For the Nicaraguan government, the note said, Washington dictates “illegal, arbitrary, coercive and unilateral measures against Nicaraguan citizens, whose only crime is to represent the dignity and heroism of our people.”

FIVE OF THE ORTEGA MURILLO FAMILY SANCTIONED

The U.S. Treasury Department decided to sanction Camila Antonia, Ortega’s daughter, who runs the fashion event Nicaragua Diseña, the National Commission for Creative Industries, and who, according to the U.S., also runs local television channel 13, a “family-run media” that “broadcasts official propaganda” while the executive branch “stifles rival independent media.”

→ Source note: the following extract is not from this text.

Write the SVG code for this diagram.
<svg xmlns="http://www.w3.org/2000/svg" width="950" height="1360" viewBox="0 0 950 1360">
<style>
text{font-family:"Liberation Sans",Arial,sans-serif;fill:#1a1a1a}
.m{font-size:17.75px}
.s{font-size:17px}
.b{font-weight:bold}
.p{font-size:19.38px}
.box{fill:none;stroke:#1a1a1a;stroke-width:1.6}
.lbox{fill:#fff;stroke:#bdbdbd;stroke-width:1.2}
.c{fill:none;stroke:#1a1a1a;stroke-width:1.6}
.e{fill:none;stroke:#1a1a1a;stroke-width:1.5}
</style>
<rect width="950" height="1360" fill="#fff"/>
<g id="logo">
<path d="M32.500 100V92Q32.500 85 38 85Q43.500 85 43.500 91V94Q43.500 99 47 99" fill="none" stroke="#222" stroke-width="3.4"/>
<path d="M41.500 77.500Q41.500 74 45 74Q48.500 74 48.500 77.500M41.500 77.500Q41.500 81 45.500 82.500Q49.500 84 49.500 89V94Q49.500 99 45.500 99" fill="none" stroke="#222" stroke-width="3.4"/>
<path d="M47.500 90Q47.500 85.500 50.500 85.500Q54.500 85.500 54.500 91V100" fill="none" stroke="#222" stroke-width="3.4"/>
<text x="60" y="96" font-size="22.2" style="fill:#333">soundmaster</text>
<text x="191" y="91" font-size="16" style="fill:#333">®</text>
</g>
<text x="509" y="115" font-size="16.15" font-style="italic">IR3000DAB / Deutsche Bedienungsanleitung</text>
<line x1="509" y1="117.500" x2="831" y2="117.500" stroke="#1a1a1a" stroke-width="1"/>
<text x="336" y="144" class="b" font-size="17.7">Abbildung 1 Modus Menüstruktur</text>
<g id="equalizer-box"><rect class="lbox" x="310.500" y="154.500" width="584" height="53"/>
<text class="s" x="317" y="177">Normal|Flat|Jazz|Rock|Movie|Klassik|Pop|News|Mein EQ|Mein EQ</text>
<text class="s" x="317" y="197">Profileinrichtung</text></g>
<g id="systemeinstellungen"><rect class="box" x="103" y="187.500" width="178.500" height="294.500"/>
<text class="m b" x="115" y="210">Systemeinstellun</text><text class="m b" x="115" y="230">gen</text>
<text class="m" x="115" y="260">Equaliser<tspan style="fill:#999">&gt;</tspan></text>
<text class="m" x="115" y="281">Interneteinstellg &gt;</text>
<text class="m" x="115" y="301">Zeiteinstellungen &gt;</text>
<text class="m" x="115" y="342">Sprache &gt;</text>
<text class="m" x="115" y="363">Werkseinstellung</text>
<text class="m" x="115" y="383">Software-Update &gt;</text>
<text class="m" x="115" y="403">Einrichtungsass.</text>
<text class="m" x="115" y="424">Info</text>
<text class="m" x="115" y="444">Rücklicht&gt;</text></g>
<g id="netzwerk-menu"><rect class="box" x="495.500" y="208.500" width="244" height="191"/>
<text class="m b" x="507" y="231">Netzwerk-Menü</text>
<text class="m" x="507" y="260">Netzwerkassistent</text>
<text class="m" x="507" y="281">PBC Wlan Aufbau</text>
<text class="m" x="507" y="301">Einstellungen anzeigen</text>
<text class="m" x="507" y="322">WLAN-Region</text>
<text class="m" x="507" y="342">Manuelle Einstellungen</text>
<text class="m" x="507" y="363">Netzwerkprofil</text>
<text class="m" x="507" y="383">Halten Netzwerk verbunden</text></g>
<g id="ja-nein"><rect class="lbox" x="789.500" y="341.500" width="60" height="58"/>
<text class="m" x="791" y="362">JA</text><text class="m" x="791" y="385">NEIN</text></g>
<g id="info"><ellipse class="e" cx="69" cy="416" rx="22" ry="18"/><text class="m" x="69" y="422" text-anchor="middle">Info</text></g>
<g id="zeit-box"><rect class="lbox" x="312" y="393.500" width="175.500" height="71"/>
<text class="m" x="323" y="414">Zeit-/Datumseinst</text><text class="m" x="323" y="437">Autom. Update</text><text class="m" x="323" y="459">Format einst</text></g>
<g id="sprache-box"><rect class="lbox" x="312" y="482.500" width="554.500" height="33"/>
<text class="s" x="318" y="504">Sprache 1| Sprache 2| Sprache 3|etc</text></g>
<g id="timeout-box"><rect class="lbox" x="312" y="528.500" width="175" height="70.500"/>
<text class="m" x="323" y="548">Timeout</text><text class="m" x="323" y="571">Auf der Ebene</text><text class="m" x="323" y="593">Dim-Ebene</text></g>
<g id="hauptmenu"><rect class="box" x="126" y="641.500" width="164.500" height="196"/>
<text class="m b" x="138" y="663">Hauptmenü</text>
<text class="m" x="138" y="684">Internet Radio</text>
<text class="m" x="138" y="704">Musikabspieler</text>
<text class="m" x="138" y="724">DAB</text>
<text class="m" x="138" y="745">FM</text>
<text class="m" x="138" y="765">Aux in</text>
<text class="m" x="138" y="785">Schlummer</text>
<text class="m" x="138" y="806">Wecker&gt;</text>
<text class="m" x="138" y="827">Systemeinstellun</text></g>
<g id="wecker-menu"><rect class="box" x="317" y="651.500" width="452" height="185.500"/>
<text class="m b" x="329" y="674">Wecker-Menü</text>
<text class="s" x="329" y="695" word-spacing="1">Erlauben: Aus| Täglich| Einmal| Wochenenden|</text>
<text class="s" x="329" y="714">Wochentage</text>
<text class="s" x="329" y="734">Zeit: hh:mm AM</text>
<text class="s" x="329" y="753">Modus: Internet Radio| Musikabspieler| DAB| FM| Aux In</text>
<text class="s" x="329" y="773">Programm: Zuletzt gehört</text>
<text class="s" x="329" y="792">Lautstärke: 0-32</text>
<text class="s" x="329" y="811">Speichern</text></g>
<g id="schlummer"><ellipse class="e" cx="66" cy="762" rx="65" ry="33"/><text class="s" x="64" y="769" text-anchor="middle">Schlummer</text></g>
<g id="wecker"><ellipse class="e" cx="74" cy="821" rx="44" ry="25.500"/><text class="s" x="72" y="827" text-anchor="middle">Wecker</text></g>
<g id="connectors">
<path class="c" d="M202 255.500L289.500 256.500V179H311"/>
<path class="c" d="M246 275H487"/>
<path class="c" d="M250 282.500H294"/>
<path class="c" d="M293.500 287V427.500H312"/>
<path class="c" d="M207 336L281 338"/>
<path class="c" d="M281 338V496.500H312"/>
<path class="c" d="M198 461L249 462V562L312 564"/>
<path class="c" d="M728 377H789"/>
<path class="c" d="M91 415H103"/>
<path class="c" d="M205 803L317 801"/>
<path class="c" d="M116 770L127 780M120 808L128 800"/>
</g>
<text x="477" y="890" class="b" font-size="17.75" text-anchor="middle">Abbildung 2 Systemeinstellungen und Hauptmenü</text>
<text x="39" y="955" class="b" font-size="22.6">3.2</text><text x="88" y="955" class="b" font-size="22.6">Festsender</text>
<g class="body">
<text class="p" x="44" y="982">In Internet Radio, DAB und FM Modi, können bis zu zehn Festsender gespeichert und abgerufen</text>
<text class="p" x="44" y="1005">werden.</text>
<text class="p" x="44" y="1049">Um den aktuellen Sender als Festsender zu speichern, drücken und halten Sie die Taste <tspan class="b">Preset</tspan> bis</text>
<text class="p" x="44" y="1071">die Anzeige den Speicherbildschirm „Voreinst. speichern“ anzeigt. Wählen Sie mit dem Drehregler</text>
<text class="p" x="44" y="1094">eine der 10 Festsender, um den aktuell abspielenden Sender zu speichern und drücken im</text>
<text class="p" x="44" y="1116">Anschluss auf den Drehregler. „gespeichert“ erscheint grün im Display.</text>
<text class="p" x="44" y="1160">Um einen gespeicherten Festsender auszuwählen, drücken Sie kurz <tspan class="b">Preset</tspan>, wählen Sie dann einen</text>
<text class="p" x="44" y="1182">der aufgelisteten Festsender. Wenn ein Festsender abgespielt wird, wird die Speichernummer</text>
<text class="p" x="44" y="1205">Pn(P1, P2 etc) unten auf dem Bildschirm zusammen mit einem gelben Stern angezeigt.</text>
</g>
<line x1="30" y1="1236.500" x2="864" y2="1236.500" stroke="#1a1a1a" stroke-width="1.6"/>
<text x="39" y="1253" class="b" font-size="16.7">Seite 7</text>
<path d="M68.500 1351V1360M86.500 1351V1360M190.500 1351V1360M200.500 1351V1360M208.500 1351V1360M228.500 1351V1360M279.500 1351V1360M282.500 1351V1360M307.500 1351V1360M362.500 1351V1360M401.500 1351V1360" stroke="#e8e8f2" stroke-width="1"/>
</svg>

Also sanctioned were the president of the Central Bank of Nicaragua, Ovidio Reyes; the head of the Sandinista parliamentary group, Edwin Castro; and Brigadier General Julio Modesto Rodríguez Balladares, executive director of the Instituto de Previsión Social Militar (IPSM), the financial arm of the Nicaraguan army.

As a result of the sanctions, any assets that the parties may have in the United States will be frozen.

Read also:  Check out more of our coverage on Nicaragua

In addition, they are prohibited from conducting financial transactions with U.S. citizens or transiting the U.S. in any way. This is intended to make it more difficult for those sanctioned to access the international financial system based on the U.S. dollar.

Washington had already sanctioned the country’s vice president and first lady, Rosario Murillo, as well as three other Ortega offspring: Rafael Antonio, Laureano, and Juan Carlos, all Ortega Murillo.

“PROMOTERS OF COUP TERRORISM”

For the Nicaraguan leader, “this new violation of Nicaraguan sovereignty only confirms what we have seen over and over again about the usurpatory insolence and actions since the 2018 coup attempt, and which are now being accentuated,” the government said.

According to aid agencies, Ortega treats as a coup attempt the popular uprising that erupted in April 2018 over a controversial social security reform, which was brutally put down by the government and left at least 328 people dead.

“We reaffirm our historic patience, especially in these days when the main promoters and actors of this terrorist coup, sponsored by the United States and other imperial powers, are on trial, as the Nicaraguan people have demanded,” the statement said.

Nicaraguan authorities arrested a total of four opposition candidates for the Nicaraguan presidency – Cristiana Chamorro, Arturo Cruz, Félix Maradiaga, and Juan Sebastián Chamorro García – as well as José Adán Aguerri, former president of the Supreme Council of Private Enterprise (Cosep), Nicaragua’s main employers’ organization, and two other opposition politicians.

These opposition figures were arrested on charges of “carrying out acts that undermine independence, sovereignty, and self-determination, inciting foreign interference in internal affairs, calling for military intervention,” and other crimes, according to the National Police, which is headed by Francisco Díaz, Ortega’s father-in-law.